The lands of the Celadon Highway are in turmoil. Civil war threatens the Khagante, whilst the city of Tsarepheth is consumed by a horrific plague. Far to the west, Temur and Samarkar continue their quest to find the fortress of Ala-Din and rescue Temur's former beloved, Edene. However, they are unaware that Edene has already left Ala-Din and acquired strange new allies of her own.
Picking up from the end of Range of Ghosts, Shattered Pillars continues Elizabeth Bear's intelligent, measured historical fantasy which melds elements of the fantastical with real history and even a few interesting nods towards science fiction. This is the middle volume of The Eternal Sky Trilogy and as such suffers a little from 'middle book syndrom'. There's no real beginning and the climaxes at the end of the book are somewhat muted (one major plot development amongst the Qersnyk feels quite rushed as well). After the excellently-paced Range of Ghosts there's also a slight feeling of sluggishness, as our major protagonists seem to spend a lot of time in two fairly similar cities getting involved in local politics and fighting off assassins before striking out to finally do what was planned some time before.

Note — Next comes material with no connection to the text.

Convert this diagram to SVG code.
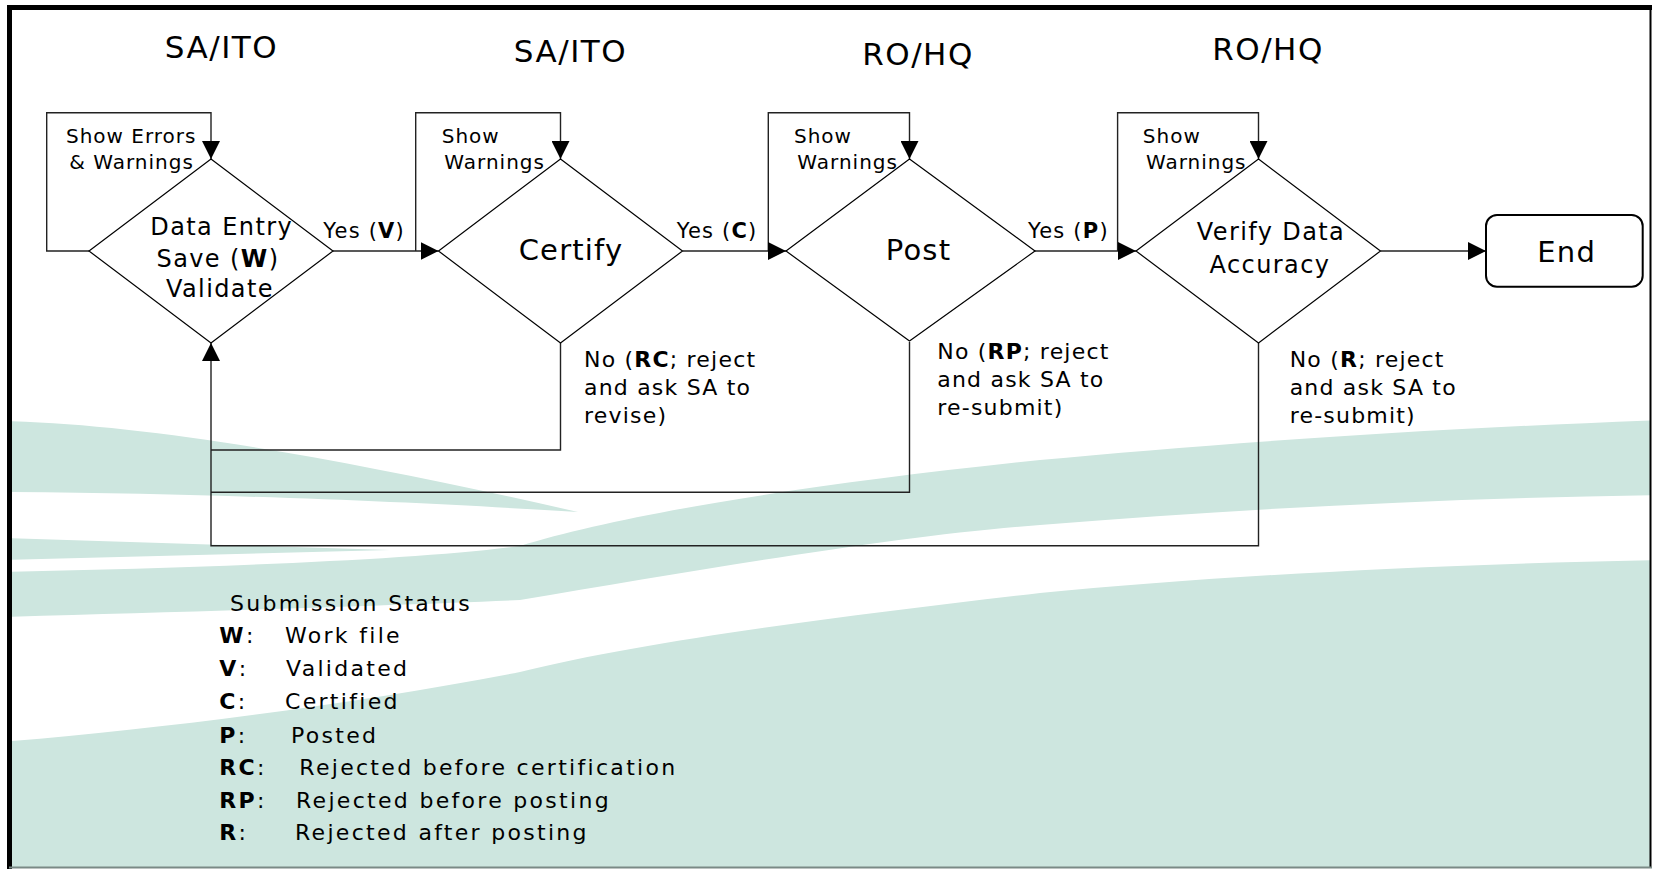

Still, all of Bear's other strengths remain intact. The characterisation is very strong, developing the existing characters in an interesting manner (especially Edene and the 'twins') as more minor characters from the first book (like Tsering) rise to prominence. Bear's use of the traditional epic fantasy narrative to challenge ideas about gender and 'barbarian' societies remains refreshing and is not over-laboured. A subplot about the company's horse even highlights the tiresome fantasy trope that horses are basically the cars of fantasyland and don't need to be fed, watered, rested and looked after, and approaches the subject more realistically. The end of the book also feels like it comes too soon, as the book is fairly short for a fantasy (less than 350 pages) and Bear's narrative leaves the reader wanting more.
Shattered Pillars (****) lacks the full impact of Range of Ghosts, but for the most part is a worthwhile and highly readable sequel. The novel is available now in the UK and USA. The final book in the trilogy, Steles of the Sky, will be published in 2014.